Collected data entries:
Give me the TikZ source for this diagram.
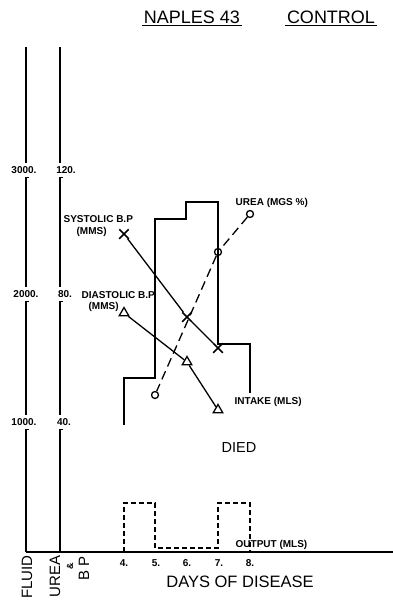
\documentclass[tikz,border=0pt]{standalone}
\usepackage{fontspec}
\setmainfont{Liberation Sans}
\usetikzlibrary{shapes.misc, shapes.geometric}

\tikzset{
  lbl/.style={inner sep=0pt, font=\fontsize{10}{10}\selectfont\bfseries},
  num/.style={inner sep=0pt, font=\fontsize{10}{10}\selectfont\bfseries},
  xmark/.style={cross out, draw, minimum size=8pt, inner sep=0pt, line width=1.5pt},
  tmark/.style={regular polygon, regular polygon sides=3, draw, minimum size=11pt, inner sep=0pt, line width=1.3pt},
  omark/.style={circle, draw, minimum size=7pt, inner sep=0pt, line width=1.3pt},
}

\begin{document}
\begin{tikzpicture}[x=1pt, y=-1pt, line width=1.3pt]
\useasboundingbox (0,0) rectangle (393,600);

% title
\node [inner sep=1pt, font=\fontsize{18}{18}\selectfont] (title) at (192,17) {NAPLES 43};
\node [inner sep=1pt, font=\fontsize{18}{18}\selectfont] (group) at (331,17) {CONTROL};
\draw [line width=1pt] (title.south west) -- (title.south east);
\draw [line width=1pt] (group.south west) -- (group.south east);

% scale labels
\node [num] (f3) at (24,170) {3000.};
\node [num] (f2) at (26,294) {2000.};
\node [num] (f1) at (24,422) {1000.};
\node [num] (u3) at (66,170) {120.};
\node [num] (u2) at (65,294) {80.};
\node [num] (u1) at (64,422) {40.};

% axes
\draw [line width=1.8pt] (26,47) -- (26,163);
\draw [line width=1.8pt] (26,177) -- (26,287) (26,301) -- (26,415) (26,429) -- (26,552);
\draw [line width=1.8pt] (60,47) -- (60,163);
\draw [line width=1.8pt] (60,177) -- (60,287) (60,301) -- (60,415) (60,429) -- (60,552);
\draw [line width=1pt] (26,177) -- (29,177) (26,301) -- (29,301) (26,429) -- (29,429);
\draw [line width=1pt] (60,177) -- (63,177) (60,301) -- (63,301) (60,429) -- (63,429);
\draw [line width=1.8pt] (26,552) -- (393,552);

% days
\node [num] (d4) at (124,563) {4.};
\node [num] (d5) at (156,563) {5.};
\node [num] (d6) at (187,563) {6.};
\node [num] (d7) at (219,563) {7.};
\node [num] (d8) at (250,563) {8.};
\node [inner sep=0pt, font=\fontsize{16.5}{16.5}\selectfont] (days) at (240,582) {DAYS OF DISEASE};

% axis names
\node [inner sep=0pt, rotate=90, anchor=east, font=\fontsize{15}{15}\selectfont] (fluid) at (27,555) {FLUID};
\node [inner sep=0pt, rotate=90, anchor=east, font=\fontsize{15}{15}\selectfont] (urea) at (55,555) {UREA};
\node [inner sep=0pt, rotate=90, font=\fontsize{9}{9}\selectfont\bfseries] (and) at (70,566) {\&};
\node [inner sep=0pt, rotate=90, anchor=east, font=\fontsize{15}{15}\selectfont] (bp) at (84,556) {B P};

% intake
\draw [line width=1.6pt] (124,425) -- (124,378) -- (155,378) -- (155,219) -- (186,219)
  -- (186,202) -- (218,202) -- (218,344) -- (250,344) -- (250,393);
\node [lbl, anchor=west] (intake) at (234,402) {INTAKE (MLS)};

% output
\draw [line width=1.4pt, dash pattern=on 5pt off 3pt] (124,552) -- (124,503) -- (155,503)
  -- (155,548) -- (218,548) -- (218,503) -- (250,503) -- (250,552);
\node [lbl, anchor=west] (output) at (235,545) {OUTPUT (MLS)};

% systolic
\node [xmark] (s4) at (124,234) {};
\node [xmark] (s6) at (187,317) {};
\node [xmark] (s7) at (218,348) {};
\draw (s4) -- (s6) -- (s7);
\node [lbl, anchor=west] (syslbl) at (63,219) {SYSTOLIC B.P};
\node [lbl, anchor=west] (sysunit) at (76,232) {(MMS)};

% diastolic
\node [tmark] (t4) at (124,313) {};
\node [tmark] (t6) at (187,362) {};
\node [tmark] (t7) at (218,410) {};
\draw (t4) -- (t6) -- (t7);
\node [lbl, anchor=west] (dialbl) at (81,295) {DIASTOLIC B.P};
\node [lbl, anchor=west] (diaunit) at (88,307) {(MMS)};

% urea
\node [omark] (o8) at (250,214) {};
\node [omark] (o7) at (218,252) {};
\node [omark] (o5) at (155,395) {};
\draw [dash pattern=on 9pt off 5pt] (o8) -- (o7) -- (o5);
\node [lbl, anchor=west] (urealbl) at (235,203) {UREA (MGS \%)};

\node [inner sep=0pt, font=\fontsize{14.5}{14.5}\selectfont] (died) at (239,448) {DIED};

\end{tikzpicture}
\end{document}
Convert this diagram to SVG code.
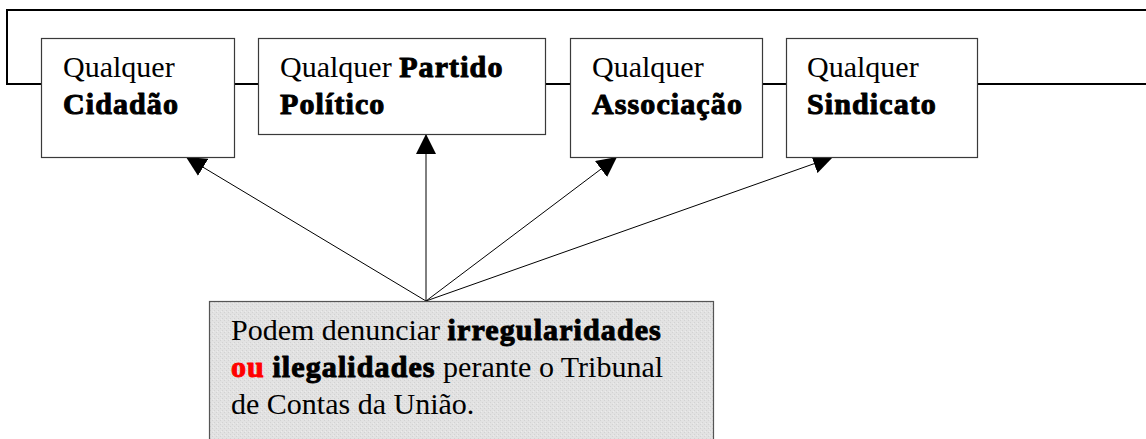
<svg xmlns="http://www.w3.org/2000/svg" width="1146" height="439" viewBox="0 0 1146 439">
<style>
.t{font-family:"Liberation Serif","Times New Roman",serif;font-size:30px;fill:#000}
.b{font-weight:bold;stroke:#000;stroke-width:1px;stroke-linejoin:round;letter-spacing:1.1px}
.r{fill:#ff0000;stroke:#ff0000}
.box{fill:#fff;stroke:#3a3a3a;stroke-width:1.2}
.frame{fill:none;stroke:#000;stroke-width:2}
.arr{stroke:#000;stroke-width:1;fill:none}
</style>
<defs>
<marker id="ah" markerUnits="userSpaceOnUse" markerWidth="20" markerHeight="20" refX="20" refY="10" orient="auto">
<path d="M0,0 L20,10 L0,20 z" fill="#000"/>
</marker>
<pattern id="tex" width="4" height="4" patternUnits="userSpaceOnUse">
<rect width="4" height="4" fill="#e2e2e2"/>
<rect x="0" y="0" width="1" height="1" fill="#d2d2d2"/>
<rect x="2" y="2" width="1" height="1" fill="#d2d2d2"/>
<rect x="1" y="3" width="1" height="1" fill="#ececec"/>
</pattern>
</defs>
<rect width="1146" height="439" fill="#fff"/>
<g id="frame">
<path class="frame" d="M1146,10 H7 V84 H1146"/>
</g>
<g id="connectors">
<line class="arr" x1="426" y1="301" x2="186" y2="157" marker-end="url(#ah)"/>
<line class="arr" x1="426" y1="301" x2="426" y2="134" marker-end="url(#ah)"/>
<line class="arr" x1="426" y1="301" x2="617" y2="157" marker-end="url(#ah)"/>
<line class="arr" x1="426" y1="301" x2="833" y2="157" marker-end="url(#ah)"/>
</g>
<g id="n1">
<rect class="box" x="41.5" y="38.5" width="193" height="119"/>
<text class="t" x="63" y="77">Qualquer</text>
<text class="t b" x="63" y="114">Cidadão</text>
</g>
<g id="n2">
<rect class="box" x="258.5" y="38.5" width="287" height="96"/>
<text class="t" x="280" y="77">Qualquer <tspan class="b">Partido</tspan></text>
<text class="t b" x="280" y="114">Político</text>
</g>
<g id="n3">
<rect class="box" x="570.5" y="38.5" width="192" height="119"/>
<text class="t" x="592" y="77">Qualquer</text>
<text class="t b" x="592" y="114">Associação</text>
</g>
<g id="n4">
<rect class="box" x="786.5" y="38.5" width="191" height="119"/>
<text class="t" x="807" y="77">Qualquer</text>
<text class="t b" x="807" y="114">Sindicato</text>
</g>
<g id="n5">
<rect x="209.5" y="301.5" width="504" height="150" fill="url(#tex)" stroke="#555" stroke-width="1.2"/>
<text class="t" x="231" y="340">Podem denunciar <tspan class="b">irregularidades</tspan></text>
<text class="t" x="231" y="377"><tspan class="b r">ou</tspan> <tspan class="b">ilegalidades</tspan> perante o Tribunal</text>
<text class="t" x="231" y="414">de Contas da União.</text>
</g>
</svg>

What you are asked to do: Copy out each line exactly, without the pictures.

Response to the task:
Give me the TikZ source for this diagram.
\documentclass[tikz,border=0pt]{standalone}
\usepackage{fontspec}
\setmainfont{Liberation Sans}
\usetikzlibrary{shapes.misc, shapes.geometric}

\tikzset{
  lbl/.style={inner sep=0pt, font=\fontsize{10}{10}\selectfont\bfseries},
  num/.style={inner sep=0pt, font=\fontsize{10}{10}\selectfont\bfseries},
  xmark/.style={cross out, draw, minimum size=8pt, inner sep=0pt, line width=1.5pt},
  tmark/.style={regular polygon, regular polygon sides=3, draw, minimum size=11pt, inner sep=0pt, line width=1.3pt},
  omark/.style={circle, draw, minimum size=7pt, inner sep=0pt, line width=1.3pt},
}

\begin{document}
\begin{tikzpicture}[x=1pt, y=-1pt, line width=1.3pt]
\useasboundingbox (0,0) rectangle (393,600);

% title
\node [inner sep=1pt, font=\fontsize{18}{18}\selectfont] (title) at (192,17) {NAPLES 43};
\node [inner sep=1pt, font=\fontsize{18}{18}\selectfont] (group) at (331,17) {CONTROL};
\draw [line width=1pt] (title.south west) -- (title.south east);
\draw [line width=1pt] (group.south west) -- (group.south east);

% scale labels
\node [num] (f3) at (24,170) {3000.};
\node [num] (f2) at (26,294) {2000.};
\node [num] (f1) at (24,422) {1000.};
\node [num] (u3) at (66,170) {120.};
\node [num] (u2) at (65,294) {80.};
\node [num] (u1) at (64,422) {40.};

% axes
\draw [line width=1.8pt] (26,47) -- (26,163);
\draw [line width=1.8pt] (26,177) -- (26,287) (26,301) -- (26,415) (26,429) -- (26,552);
\draw [line width=1.8pt] (60,47) -- (60,163);
\draw [line width=1.8pt] (60,177) -- (60,287) (60,301) -- (60,415) (60,429) -- (60,552);
\draw [line width=1pt] (26,177) -- (29,177) (26,301) -- (29,301) (26,429) -- (29,429);
\draw [line width=1pt] (60,177) -- (63,177) (60,301) -- (63,301) (60,429) -- (63,429);
\draw [line width=1.8pt] (26,552) -- (393,552);

% days
\node [num] (d4) at (124,563) {4.};
\node [num] (d5) at (156,563) {5.};
\node [num] (d6) at (187,563) {6.};
\node [num] (d7) at (219,563) {7.};
\node [num] (d8) at (250,563) {8.};
\node [inner sep=0pt, font=\fontsize{16.5}{16.5}\selectfont] (days) at (240,582) {DAYS OF DISEASE};

% axis names
\node [inner sep=0pt, rotate=90, anchor=east, font=\fontsize{15}{15}\selectfont] (fluid) at (27,555) {FLUID};
\node [inner sep=0pt, rotate=90, anchor=east, font=\fontsize{15}{15}\selectfont] (urea) at (55,555) {UREA};
\node [inner sep=0pt, rotate=90, font=\fontsize{9}{9}\selectfont\bfseries] (and) at (70,566) {\&};
\node [inner sep=0pt, rotate=90, anchor=east, font=\fontsize{15}{15}\selectfont] (bp) at (84,556) {B P};

% intake
\draw [line width=1.6pt] (124,425) -- (124,378) -- (155,378) -- (155,219) -- (186,219)
  -- (186,202) -- (218,202) -- (218,344) -- (250,344) -- (250,393);
\node [lbl, anchor=west] (intake) at (234,402) {INTAKE (MLS)};

% output
\draw [line width=1.4pt, dash pattern=on 5pt off 3pt] (124,552) -- (124,503) -- (155,503)
  -- (155,548) -- (218,548) -- (218,503) -- (250,503) -- (250,552);
\node [lbl, anchor=west] (output) at (235,545) {OUTPUT (MLS)};

% systolic
\node [xmark] (s4) at (124,234) {};
\node [xmark] (s6) at (187,317) {};
\node [xmark] (s7) at (218,348) {};
\draw (s4) -- (s6) -- (s7);
\node [lbl, anchor=west] (syslbl) at (63,219) {SYSTOLIC B.P};
\node [lbl, anchor=west] (sysunit) at (76,232) {(MMS)};

% diastolic
\node [tmark] (t4) at (124,313) {};
\node [tmark] (t6) at (187,362) {};
\node [tmark] (t7) at (218,410) {};
\draw (t4) -- (t6) -- (t7);
\node [lbl, anchor=west] (dialbl) at (81,295) {DIASTOLIC B.P};
\node [lbl, anchor=west] (diaunit) at (88,307) {(MMS)};

% urea
\node [omark] (o8) at (250,214) {};
\node [omark] (o7) at (218,252) {};
\node [omark] (o5) at (155,395) {};
\draw [dash pattern=on 9pt off 5pt] (o8) -- (o7) -- (o5);
\node [lbl, anchor=west] (urealbl) at (235,203) {UREA (MGS \%)};

\node [inner sep=0pt, font=\fontsize{14.5}{14.5}\selectfont] (died) at (239,448) {DIED};

\end{tikzpicture}
\end{document}
Convert this diagram to SVG code.
<svg xmlns="http://www.w3.org/2000/svg" width="1146" height="439" viewBox="0 0 1146 439">
<style>
.t{font-family:"Liberation Serif","Times New Roman",serif;font-size:30px;fill:#000}
.b{font-weight:bold;stroke:#000;stroke-width:1px;stroke-linejoin:round;letter-spacing:1.1px}
.r{fill:#ff0000;stroke:#ff0000}
.box{fill:#fff;stroke:#3a3a3a;stroke-width:1.2}
.frame{fill:none;stroke:#000;stroke-width:2}
.arr{stroke:#000;stroke-width:1;fill:none}
</style>
<defs>
<marker id="ah" markerUnits="userSpaceOnUse" markerWidth="20" markerHeight="20" refX="20" refY="10" orient="auto">
<path d="M0,0 L20,10 L0,20 z" fill="#000"/>
</marker>
<pattern id="tex" width="4" height="4" patternUnits="userSpaceOnUse">
<rect width="4" height="4" fill="#e2e2e2"/>
<rect x="0" y="0" width="1" height="1" fill="#d2d2d2"/>
<rect x="2" y="2" width="1" height="1" fill="#d2d2d2"/>
<rect x="1" y="3" width="1" height="1" fill="#ececec"/>
</pattern>
</defs>
<rect width="1146" height="439" fill="#fff"/>
<g id="frame">
<path class="frame" d="M1146,10 H7 V84 H1146"/>
</g>
<g id="connectors">
<line class="arr" x1="426" y1="301" x2="186" y2="157" marker-end="url(#ah)"/>
<line class="arr" x1="426" y1="301" x2="426" y2="134" marker-end="url(#ah)"/>
<line class="arr" x1="426" y1="301" x2="617" y2="157" marker-end="url(#ah)"/>
<line class="arr" x1="426" y1="301" x2="833" y2="157" marker-end="url(#ah)"/>
</g>
<g id="n1">
<rect class="box" x="41.5" y="38.5" width="193" height="119"/>
<text class="t" x="63" y="77">Qualquer</text>
<text class="t b" x="63" y="114">Cidadão</text>
</g>
<g id="n2">
<rect class="box" x="258.5" y="38.5" width="287" height="96"/>
<text class="t" x="280" y="77">Qualquer <tspan class="b">Partido</tspan></text>
<text class="t b" x="280" y="114">Político</text>
</g>
<g id="n3">
<rect class="box" x="570.5" y="38.5" width="192" height="119"/>
<text class="t" x="592" y="77">Qualquer</text>
<text class="t b" x="592" y="114">Associação</text>
</g>
<g id="n4">
<rect class="box" x="786.5" y="38.5" width="191" height="119"/>
<text class="t" x="807" y="77">Qualquer</text>
<text class="t b" x="807" y="114">Sindicato</text>
</g>
<g id="n5">
<rect x="209.5" y="301.5" width="504" height="150" fill="url(#tex)" stroke="#555" stroke-width="1.2"/>
<text class="t" x="231" y="340">Podem denunciar <tspan class="b">irregularidades</tspan></text>
<text class="t" x="231" y="377"><tspan class="b r">ou</tspan> <tspan class="b">ilegalidades</tspan> perante o Tribunal</text>
<text class="t" x="231" y="414">de Contas da União.</text>
</g>
</svg>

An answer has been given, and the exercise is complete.